2. Reporting on fairness metrics used
The NIST Face Recognition Vendor Test reportFootnote 115 studied the differences in false positives and false negatives between demographic groups in the dataset, along the lines of gender, age and racial background. We suggest that these two metrics would have been apt for use in AI Fairness Reporting by Dataworks Plus. This would have been a holistic representation of how well the facial recognition system had performed, in stark contrast to the marketing materials on the Dataworks Plus website that were highlighted by Senator Brown, which vaguely described the identification of the facial candidates produced by the FACE Plus software system as “accurate and reliable”.
When the wrongful arrest of Robert Julian-Borchak Williams, mentioned earlier, was first reported in the New York Times, the General Manager of Dataworks Plus, Todd Pastorini, was cited as claiming that checks which Dataworks Plus did when they integrated facial recognition systems from subcontractors were not “scientific” and that no formal measures of the systems’ accuracy or bias were done. All this negative publicity for the company and its associated reputational risks, could have been avoided had a fairness study been conducted and reported on by the company. The Dataworks Plus facial recognition software used by the police in Michigan included components developed by two other companies, NEC and Rank One Computing.Footnote 116 The NIST studyFootnote 117 conducted the year before the incident on over a hundred facial recognition systems, including those developed by these two companies, had found that African American and Asian faces were ten to a hundred times more likely to be falsely identified than Caucasian faces.Footnote 118
However, one more nuance needs to be appreciated in this situation where the developer of the AI system was not the end user: the prediction outputs of the AI system needed to be interpreted and acted upon by the users who were not as familiar as developers with the workings of machine learning models. In the Dataworks case, the system provided a row of results generated by the software from each of the two companies, NEC and Rank One Computing, along with the confidence scores of each candidate match generated.Footnote 119 It was up to the investigator to interpret these matching candidates, along with the associated confidence scores, before deciding whether to proceed with any arrest. The outputs of the AI system were thus characterised by law enforcement and software providers like Dataworks Plus as mere investigative leads and were therefore not conclusive as to arrest decisions. In such a situation, assuming proper use of the system, the presence of false positives was not as detrimental as it might be sensationalised to be. Thus, explanations about the context of the AI system's use and guidance on how the reported fairness metrics should be interpreted, would have been helpful if included in the AI Fairness Reporting.

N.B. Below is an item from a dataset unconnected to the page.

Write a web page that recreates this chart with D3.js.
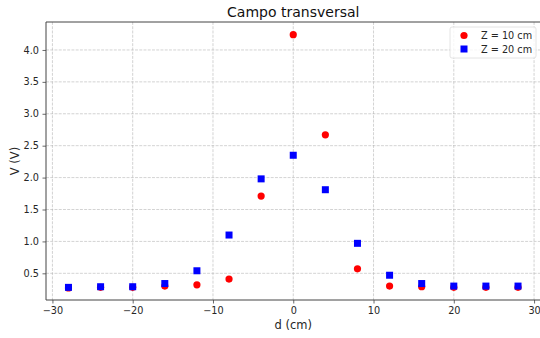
<!DOCTYPE html>
<html><head><meta charset="utf-8">
<script src="https://cdn.jsdelivr.net/npm/d3@7"></script>
<style>body{margin:0;background:#fff}svg{display:block;font-family:"DejaVu Sans",sans-serif}</style>
</head><body>
<svg id="c" width="540" height="338"></svg>
<script>
const dValues = [-28,-24,-20,-16,-12,-8,-4,0,4,8,12,16,20,24,28];
const vZ10 = [0.27,0.28,0.28,0.30,0.32,0.41,1.71,4.24,2.67,0.57,0.30,0.29,0.28,0.28,0.28];
const vZ20 = [0.28,0.29,0.29,0.34,0.54,1.10,1.98,2.35,1.81,0.97,0.47,0.34,0.30,0.30,0.30];
const xTicks = [-30,-20,-10,0,10,20,30];
const yTicks = [0.5,1.0,1.5,2.0,2.5,3.0,3.5,4.0];
const seriesNames = ["Z = 10 cm","Z = 20 cm"];

const svg = d3.select("#c");
const L=46, R=540.5, T=22, B=300;
const x = d3.scaleLinear().domain([-30.8,30.8]).range([L,R]);
const y = d3.scaleLinear().domain([0.082,4.438]).range([B,T]);

const g = svg.append("g");
// grid
g.selectAll(".gx").data(xTicks).enter().append("line")
 .attr("x1",d=>x(d)).attr("x2",d=>x(d)).attr("y1",T).attr("y2",B)
 .attr("stroke","#b0b0b0").attr("stroke-opacity",0.7).attr("stroke-width",0.8).attr("stroke-dasharray","2.96,1.28");
g.selectAll(".gy").data(yTicks).enter().append("line")
 .attr("x1",L).attr("x2",R).attr("y1",d=>y(d)).attr("y2",d=>y(d))
 .attr("stroke","#b0b0b0").attr("stroke-opacity",0.7).attr("stroke-width",0.8).attr("stroke-dasharray","2.96,1.28");

// points
g.selectAll(".p1").data(dValues).enter().append("circle")
 .attr("cx",(d)=>x(d)).attr("cy",(d,i)=>y(vZ10[i])).attr("r",3.6).attr("fill","#ff0000");
const s=7;
g.selectAll(".p2").data(dValues).enter().append("rect")
 .attr("x",d=>x(d)-s/2).attr("y",(d,i)=>y(vZ20[i])-s/2).attr("width",s).attr("height",s).attr("fill","#0000ff");

// axes
const fmtX = d=>d<0?"\u2212"+Math.abs(d):String(d);
const xa = svg.append("g").attr("transform",`translate(0,${B})`)
 .call(d3.axisBottom(x).tickValues(xTicks).tickFormat(fmtX).tickSize(3.5).tickPadding(3.5));
const ya = svg.append("g").attr("transform",`translate(${L},0)`)
 .call(d3.axisLeft(y).tickValues(yTicks).tickFormat(d3.format(".1f")).tickSize(3.5).tickPadding(3.5));
[xa,ya].forEach(a=>{
  a.selectAll("text").attr("font-size","9.7px").attr("fill","#262626").attr("font-family","DejaVu Sans");
  a.selectAll(".tick line").attr("stroke","#444").attr("stroke-width",0.8);
  a.select(".domain").remove();
});
// spines
svg.append("line").attr("x1",L).attr("x2",L).attr("y1",T).attr("y2",B).attr("stroke","#444").attr("stroke-width",1);
svg.append("line").attr("x1",L).attr("x2",R).attr("y1",B).attr("y2",B).attr("stroke","#444").attr("stroke-width",1);
svg.append("line").attr("x1",L).attr("x2",R).attr("y1",T).attr("y2",T).attr("stroke","#444").attr("stroke-width",1);

// labels
svg.append("text").attr("x",(L+R)/2).attr("y",17).attr("text-anchor","middle").attr("font-size","14px").attr("fill","#111").text("Campo transversal");
svg.append("text").attr("x",(L+R)/2).attr("y",329).attr("text-anchor","middle").attr("font-size","11.5px").attr("fill","#262626").text("d (cm)");
svg.append("text").attr("transform",`translate(19,${(T+B)/2}) rotate(-90)`).attr("text-anchor","middle").attr("font-size","11.5px").attr("fill","#262626").text("V (V)");

// legend
const lg = svg.append("g").attr("transform","translate(450,27)");
lg.append("rect").attr("width",86).attr("height",31).attr("rx",2).attr("fill","#fff").attr("fill-opacity",0.8).attr("stroke","#ddd").attr("stroke-width",0.8);
lg.append("circle").attr("cx",14).attr("cy",8.5).attr("r",3.6).attr("fill","#ff0000");
lg.append("rect").attr("x",14-3.5).attr("y",22-3.5).attr("width",7).attr("height",7).attr("fill","#0000ff");
lg.selectAll(".lt").data(seriesNames).enter().append("text")
 .attr("x",31).attr("y",(d,i)=>12+i*14).attr("font-size","9.7px").attr("fill","#262626").text(d=>d);
</script>
</body></html>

3. Reporting on de-biasing methods used
The Dataworks Plus case presented a clear risk that the use of de-biasing methods could have created other problems. A studyFootnote 120 by computer scientists at the Florida Institute of Technology and the University of Notre Dame showed that facial recognition algorithms return false matches at a higher rate for African Americans than for White people, unless they are explicitly recalibrated for the African American population. However, such recalibration would result in an increase in false negatives for White people if the same model were used, which means it would make it easier for the actual White culprits to evade detection by the system. Using different models, however, would have required a separate classification model for choosing the appropriate model to use, or have required the police to exercise judgment which might introduce human bias.Footnote 121 It is, therefore, important that the methods used to address bias were disclosed in order that observers could anticipate and flag any potentially inadvertent problems that the models created.
4. Release of datasets for inspection
The datasets contained the photographs of individuals, which made anonymisation without removing important information in the data practically impossible. However, under our proposed AI Fairness Reporting framework, the metadata of the subjects could have been released and reference could have been made to the metadata information used in the NIST studyFootnote 122 indicating the subject's age, gender and either race or country of birth. This transparency with regards to metadata information would have allowed underrepresentation of demographic groups in the dataset to be detected and flagged by observers and in our view would have been sufficient for the purposes of disclosure.
Thus far, regulators and the legal literature have been treating fairness as a principle of AI governance, but shy away from prescribing specific rules on how this principle should be adhered to. That approach may be justified in view of the technical uncertainty over how fairness in AI should work in practice and the myriad considerations and contexts in which it operates. However, technical progress in AI fairness research has highlighted the issues arising from the fairness metrics used and the important trade-offs in the use of AI, including between AI fairness metrics as well as accuracy. There are also reported incidents of bias in AI systems which have captured the public consciousness, leading to a backlash against companies in the form of employee walkouts, resignations of key executivesFootnote 123 and media scrutiny.Footnote 124
Reflexive regulation in the form of AI Fairness Reporting according to the framework proposed in this paper encourages companies to take the necessary steps to ensure the fairness of AI systems used or sold, while empowering stakeholders of a company with adequate information to flag potential concerns of unfairness in the company's AI systems. It also affords companies with a measure of flexibility to take into account other considerations, such as user privacy and protection of trade secrets, when they are reporting on AI fairness.
One limitation of the AI Fairness Reporting framework is that it only captures the fairness outcomes of machine learning models at a snapshot at the time of reporting. Even if companies are subject to such reporting on an annual basis, it is at best an ex-post monitoring mechanism when shifts in the nature of the data happen between reporting periods. Companies might also push back on how the AI Fairness Reporting would create an onerous burden for companies using AI and would hold the use of AI to a higher standard of interrogation than that applied to human decision makers. However, it is important to note the opportunity opened up by the use of AI for unfairness to be combated, which was not available with human decision makers. Despite the complaints about the opacity of AI, AI would still be far more transparent through the methods outlined in the proposed framework than the conscious (and unconscious) thoughts in the brain of a human decision maker. Compared to our ability to inspect the datasets used to train an AI model, it is much harder to access and assess all the experiences in the lifetime of a human decision maker which might influence how a decision is made. Similarly, while explicit de-biasing methods are applied to an AI model in order to achieve the reported AI fairness metrics, it is harder to assess how a human decision maker corrects, and potentially overcorrects, for the biases of which they are aware. Businesses should see the increased compliance costs as part of the bargain for accessing the benefits of AI. We can look to the progress of climate change reporting in the UK, which has now been made mandatory,Footnote 125 in the hope that efforts to ensure companies act more responsibly towards their stakeholders, such as the proposed AI Fairness Reporting, can have similar traction.